After Paris, Frederick went first to Brussels and then to Ostend, a popular Belgian resort on the North Sea. There he worked at the Grand Hôtel Fontaine, which, although not particularly
expensive
, was recommended by Baedeker’s, a respected tourist guide at the time. Unlike most of the other hotels in Ostend, which closed
for the cold season, the Grand Hôtel Fontaine remained open all year. However, Frederick left and went on to the south of France.
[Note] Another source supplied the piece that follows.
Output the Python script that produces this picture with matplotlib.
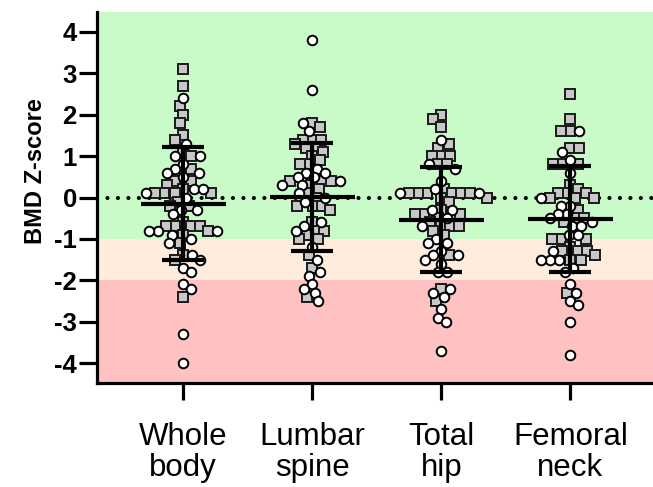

The fall of 1896 is probably when he came to the Riviera for the first time, and this is where his expertise and skills were
recognized
and rewarded in a remarkable way: he became a headwaiter for the season. His employer was a Monsieur G. Morel, the proprietor of the well-known Hôtel des Anglais in Cannes. The hotel, on the northern edge of town, prided itself on having an admirable southern exposure, a beautiful pleasure garden, and a recherché cuisine and cellar, and on providing luxury, comfort, careful service, a lift, hotel baths, telephone, and entertainments such as tennis and billiards. The position of headwaiter in a large establishment like this that catered to a demanding international clientele carried considerable responsibility. It would also have been coveted by experienced,
native
French waiters. Frederick’s command of English—even though his English was heavily accented—would have been an asset for the hotel’s restaurant because many tourists from Great Britain came to Cannes. But he could not have gotten the job if he did not have command of idiomatic French, which he would have needed to
communicate
with the management, the waiters, and the rest of the staff. He would also have needed to develop a good understanding of the psychology and cultures of the different classes and nationalities of Europeans with whom he dealt.